What Happens When You Intend

February 19, 2008

Working on a second book for John Assaraf, I was doing a little research today on the word “intention,” and discovered a few fascinating points.

The word intention literally means “to stretch in a certain direction.” It comes from the Latin tendere, meaning “to stretch,” and is related to the Sanskrit tantram, meaning “loom,” as well as the Persian tar and the Greek tono, which means “string” and therefore also “sound” or “musical note.”

So, put that together:

To create an intention around a thought is to take that thought and stretch it out like the threads of a loom and weave a picture of the future—to stretch it out like the string of a musical instrument and play the melody of your heart’s desire.

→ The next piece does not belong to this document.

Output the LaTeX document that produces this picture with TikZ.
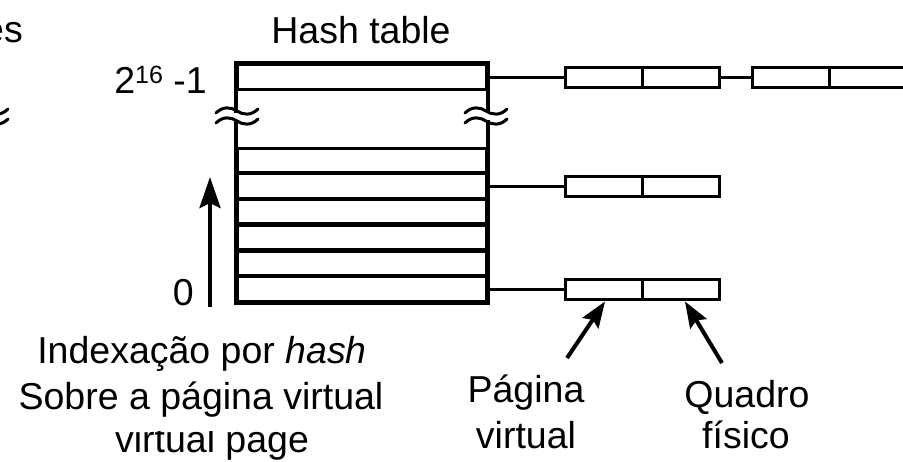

Suddenly, it’s a beautiful word, isn’t it? Intend.

Bonus point in the “food for thought” dept.: The word “goal” is thought to derive from the Old English word gal, which means “barrier” or “obstacle.”


  1. Tim Wysong

    Intend is as successful as “trying”

  2. jdmann

    I’m not sure I agree, Tim. To “try” means to test, to attempt, and is by definition exploratory, even tentative. “Intention” brings with it the connotation of full engagement and commitment and outcome.

    It can be used in a tentative sense (“I intend to clean up my room, but if I don’t feel like, perhaps I won’t after all”). But that’s not the principal sense of the word.